Jetta International's Su said that in an environment where Dell and Hewlett-Packard have been able to exploit their economies of scale and pricing leverage, keeping Intel partners competitive and profitable will be a key challenge.

"Right now, nobody in the channel is able to compete with these guys on quantity," Su said. "With less quantity, you're not going to get the same price."

Some system builders and resellers have said in recent interviews that aggressiveness by Dell and HP in pricing has forced them to make cuts as well—with system builders in some cases seeing 5- and 6-point margins now on systems that a year ago netted them 12 percent.

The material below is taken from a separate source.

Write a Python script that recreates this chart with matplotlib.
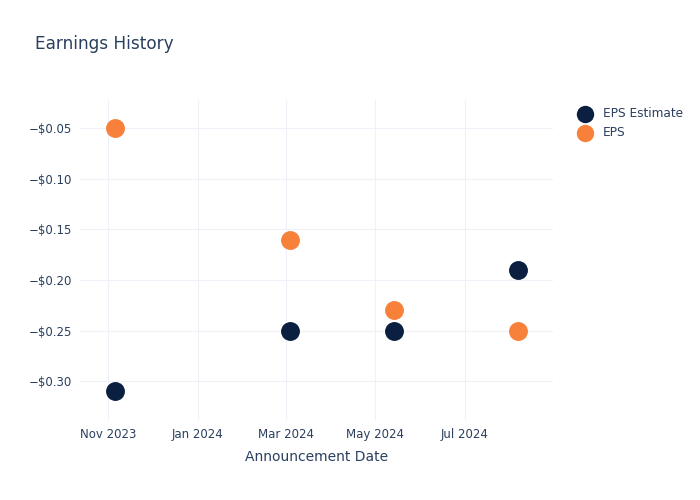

The matter of Intel's price advantages to large OEMs reared its head last week in Japan. After an investigation, the Japan Fair Trade Commission issued a statement calling Intel's pricing practices unfair and demanding the chip maker change its ways. AMD, among others, applauded the move. For its part, Intel denied any wrongdoing and suggested it was being penalized for common-sense business practices in offering better pricing to volume customers. But while some solution providers still say pricing disparities with large, multinational vendors continue to be a drag on the channel, Great Lakes Electronics Distributing's Boyczuk said he believed the issue has largely been smoothed out.

"I think Intel does fully understand how to price their products between the multinational corporations and the channel, and that there is a bare differential," Boyczuk said. "I don't see any gray market activity on Intel products like I see on other products." If there was a significant price delta between the larger OEMs and the system builder channel, Boyczuk said, gray market Intel products would be much more prevalent.

During his interview with CRN, Otellini was interrupted by another Intel employee when asked what he would tell channel partners the company's strategy is for the rest of 2005.

"A lot of hard work," said the employee—none other than Barrett. After an initial laugh, Otellini simply nodded and repeated, "A lot of hard work."